Use a SurfaceFX tool in vision applications where you want to visualize surface effects such as bumps, dents, holes, scratches and other raised or sunken features on generally flat surfaces. A SurfaceFX tool accepts four images of the same stationary object under different lighting conditions and generates a CogImage8Grey image which highlights features that are raised above or below the average surface level.
The following figure shows a collection of input images and the output image a SurfaceFX tool will generate to highlight the defects they all contain:
Other vision tools (Blob, LineMax, PatInspect) can analyze the output image from a SurfaceFX tool and evaluate the results based on the needs of your vision application.
See the following sections for more information:
A SurfaceFX tool requires four input images of the same scene taken under different lighting conditions.

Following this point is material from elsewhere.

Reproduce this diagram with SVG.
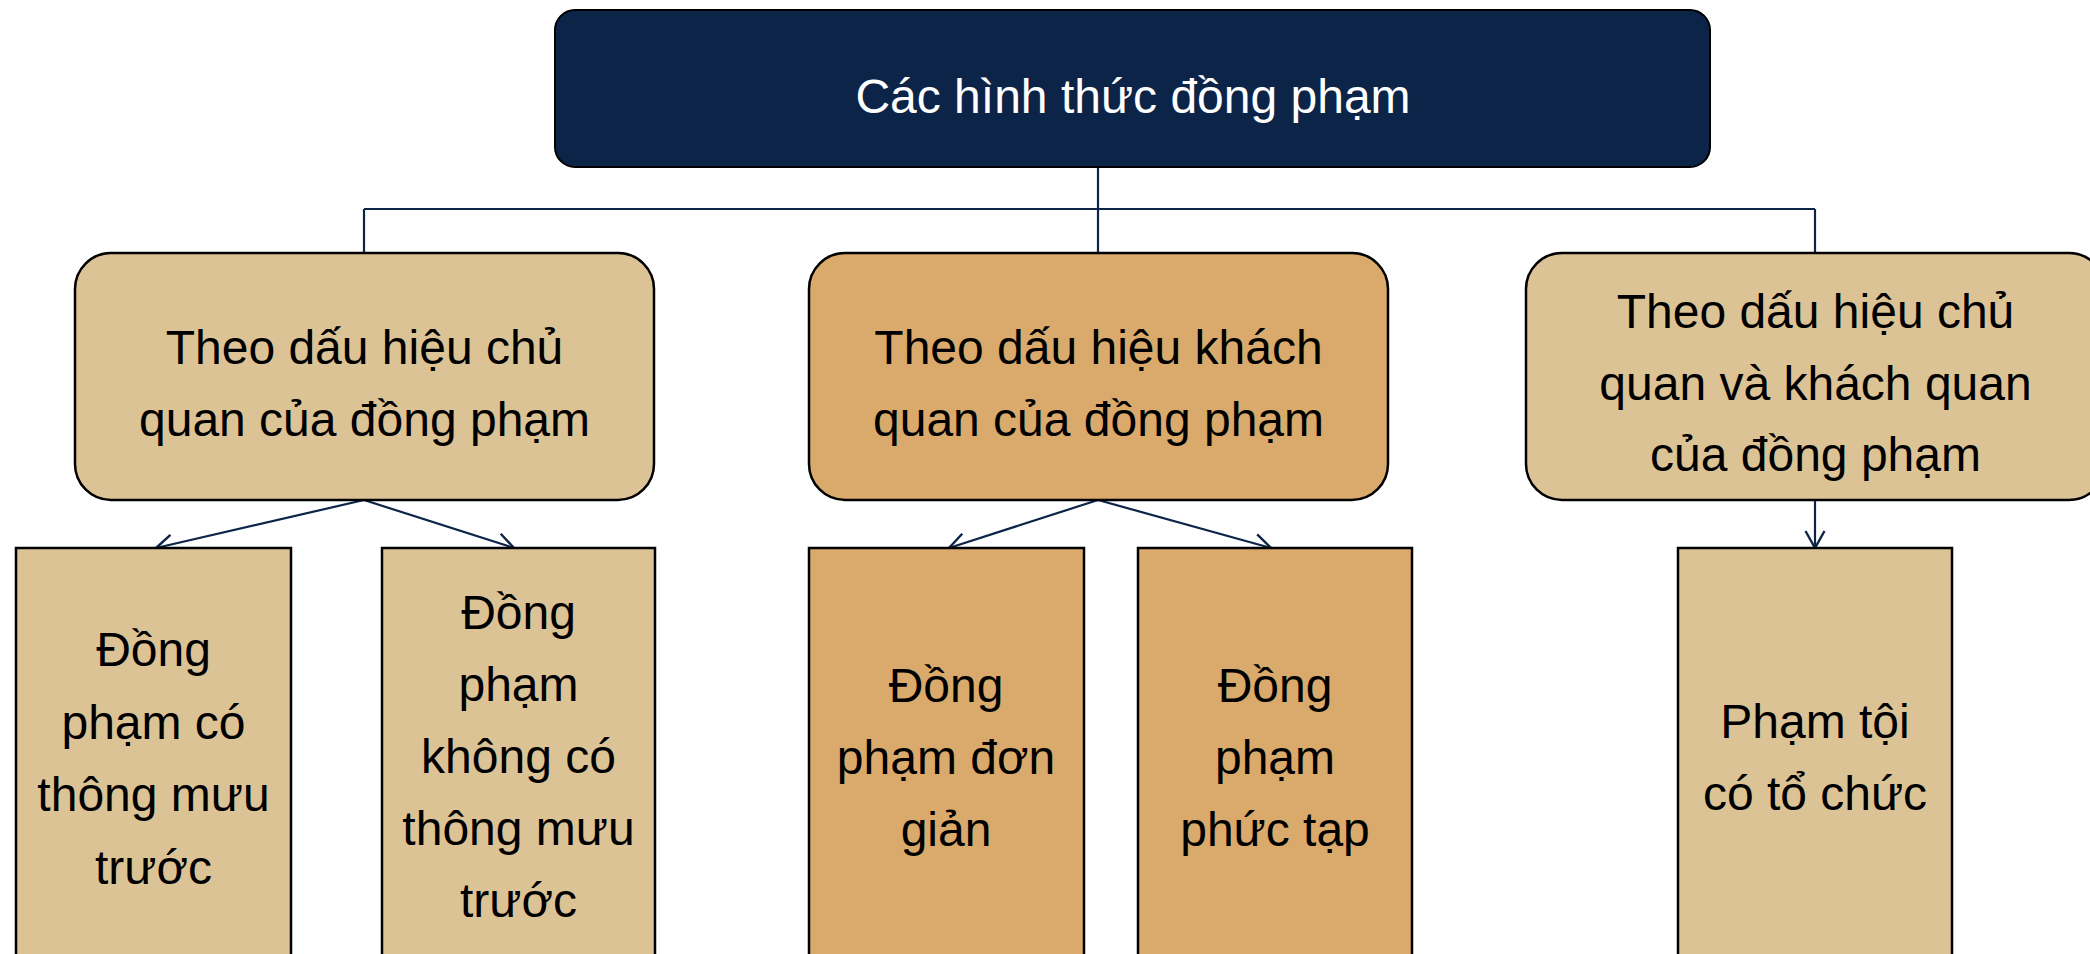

A typical application uses four discrete lights at different orientations where the camera views the object through the center of the setup:
The illumination must be different for each input image by precisely controlling which of the four lights is active during acquisition. Specifically:
A SurfaceFX tool uses these images to estimate the three-dimensional shape of the physical scene. The output image shows the flat portions of the 3D surface as uniform grey and highlights the highly-curved sections of the surface as white if the surface curvature is concave-down or black if the surface curvature is concave-up:
A vision application that uses a SurfaceFX tool must support lights that can be turned on and off individually. Contact your Cognex sales representative for a recommendation.
In ideal vision applications using a SurfaceFX tool, the object does not move within the field of view of the camera as it acquires all the necessary input images. This generates the best results for an output image clearly showing the 3D features your application wants to examine. Cognex recommends the object being analyzed by a SurfaceFX tool come to a standstill for best results.
In many vision applications, however, an object will experience translation along a specific direction during the four image acquisitions. As the amount of motion increases, the quality of the output image will degrade. As you develop your vision application you must determine how to handle the perceived distance your object will travel.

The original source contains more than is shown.